Studio album by James Taylor
- Released: January 1988
- Recorded: 1987
- Studio: Power Station, New York City
- Genre: Rock
- Length: 40:18
- Label: Columbia/Legacy
- Producer: Don Grolnick

James Taylor chronology
| Classic Songs (1985) | Never Die Young (1988) | New Moon Shine (1991) |

Singles from Never Die Young
- "Never Die Young" Released: October 1987; "Baby Boom Baby" Released: July 1988; "Sweet Potato Pie" Released: December 1988;

= Never Die Young =

Never Die Young is the twelfth studio album by singer-songwriter James Taylor released in 1988, three years after his previous effort, That's Why I'm Here.

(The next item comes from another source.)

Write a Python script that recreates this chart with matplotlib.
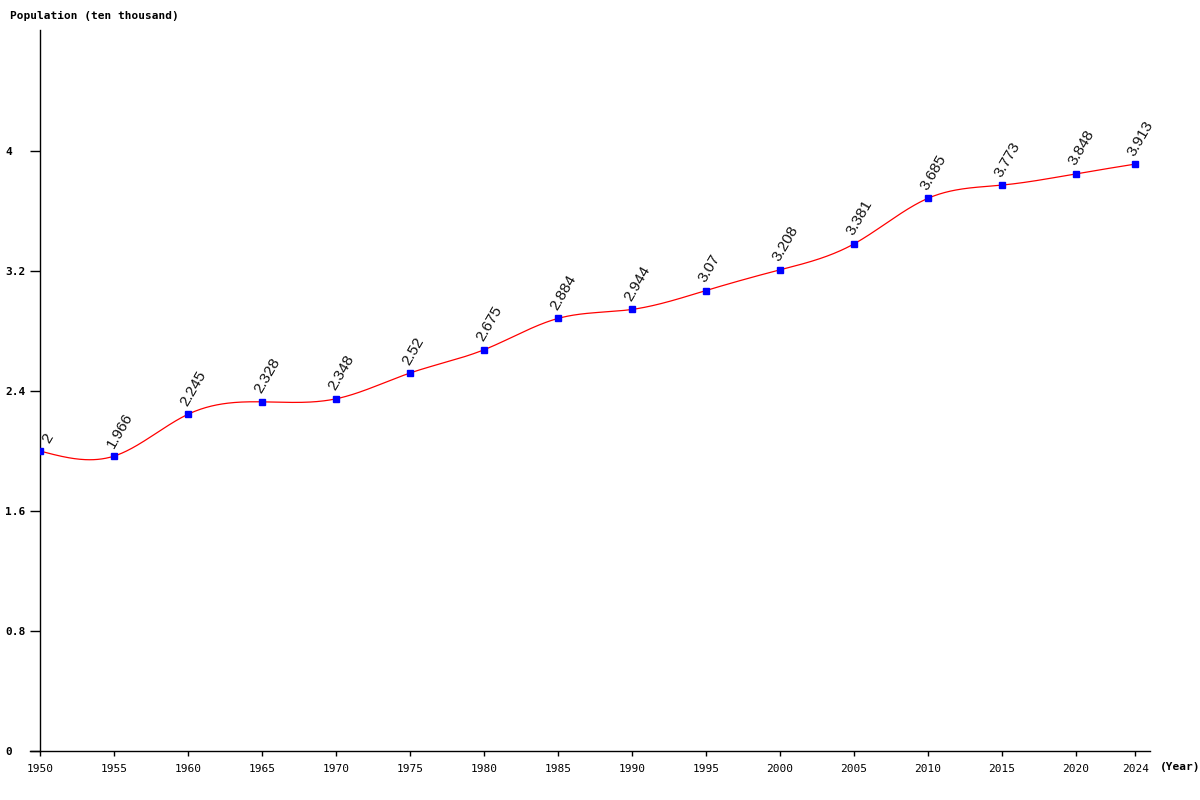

The album reached No. 25 on the Billboard 200 and eventually was certified Platinum by the RIAA. It features the title track, which peaked at No. 80 on the Billboard Hot 100, becoming the only charting single from the album.

Cash Box said of the title track that the "lyrics are, as always, a dazzling string of pearls that mesmerize your heart while the musical feel covers you like a warm breeze." Cash Box said of "Baby Boom Baby" that "Taylor again defines the agonizingly beautiful attainment of everything and really nothing at all, life's passage and passing." Cash Box said of "Sweet Potato Pie" that it contains "smooth yet deceptively deep material."

James Taylor sings "Sweet Potato Pie" as a duet with Ray Charles on Charles' 2004 Grammy Winning album Genius Loves Company.

Professional ratings
Review scores
| Source | Rating |
| AllMusic | Star |
| Encyclopedia of Popular Music | Star |
| MusicHound | 2/5 |
| The Rolling Stone Album Guide | Star |

==Track listing==
All songs were written by James Taylor, except where noted.
1. "Never Die Young" – 4:24
2. "T-Bone" (Bill Payne, Taylor) – 3:47
3. "Baby Boom Baby" (Taylor, Zachary Wiesner) – 4:59
4. "Runaway Boy" – 4:18
5. "Valentine's Day" – 2:35
6. "Sun on the Moon" – 4:09
7. "Sweet Potato Pie" – 3:30
8. "Home by Another Way" (Timothy Mayer, Taylor) – 3:50
9. "Letter in the Mail" – 4:41
10. "First of May" – 4:01

== Personnel ==
- James Taylor – lead vocals, guitars
- Don Grolnick – keyboards
- Clifford Carter – synthesizer programming
- Robbie Kilgore – synthesizer programming
- Bill Payne – synthesizers (2, 4)
- Bob Mann – guitars
- Jeff Mironov – additional guitars (2, 6)
- Dan Dugmore – banjo, pedal steel guitar
- Leland Sklar – bass guitar (1–4, 6–10)
- Jay Leonhart – acoustic bass (5)
- Carlos Vega – drums, percussion
- "Cafe" Edison A. da Silva – percussion (10)
- Michael Brecker – tenor saxophone (2, 3)
- Mark O'Connor – violin (4, 5)
- Greg "Fingers" Taylor – harmonica (8)
- Rosemary Butler – backing vocals
- Arnold McCuller – backing vocals
- Lani Groves – additional backing vocals (1, 6, 10)
- David Lasley – additional backing vocals (1, 6, 10)

== Production ==
- Producer – Don Grolnick
- Production Coordinator – Peter Stiglin
- Recorded and Mixed by James Farber
- Assistant Engineer – Don Rodenbach
- Recorded and Mixed at The Power Station (New York, NY).
- Guitar and Piano Technician – Edd Kolakowski
- Digital Editing – Rhonda Schoen
- Mastered by Greg Calbi at Sterling Sound (New York, NY).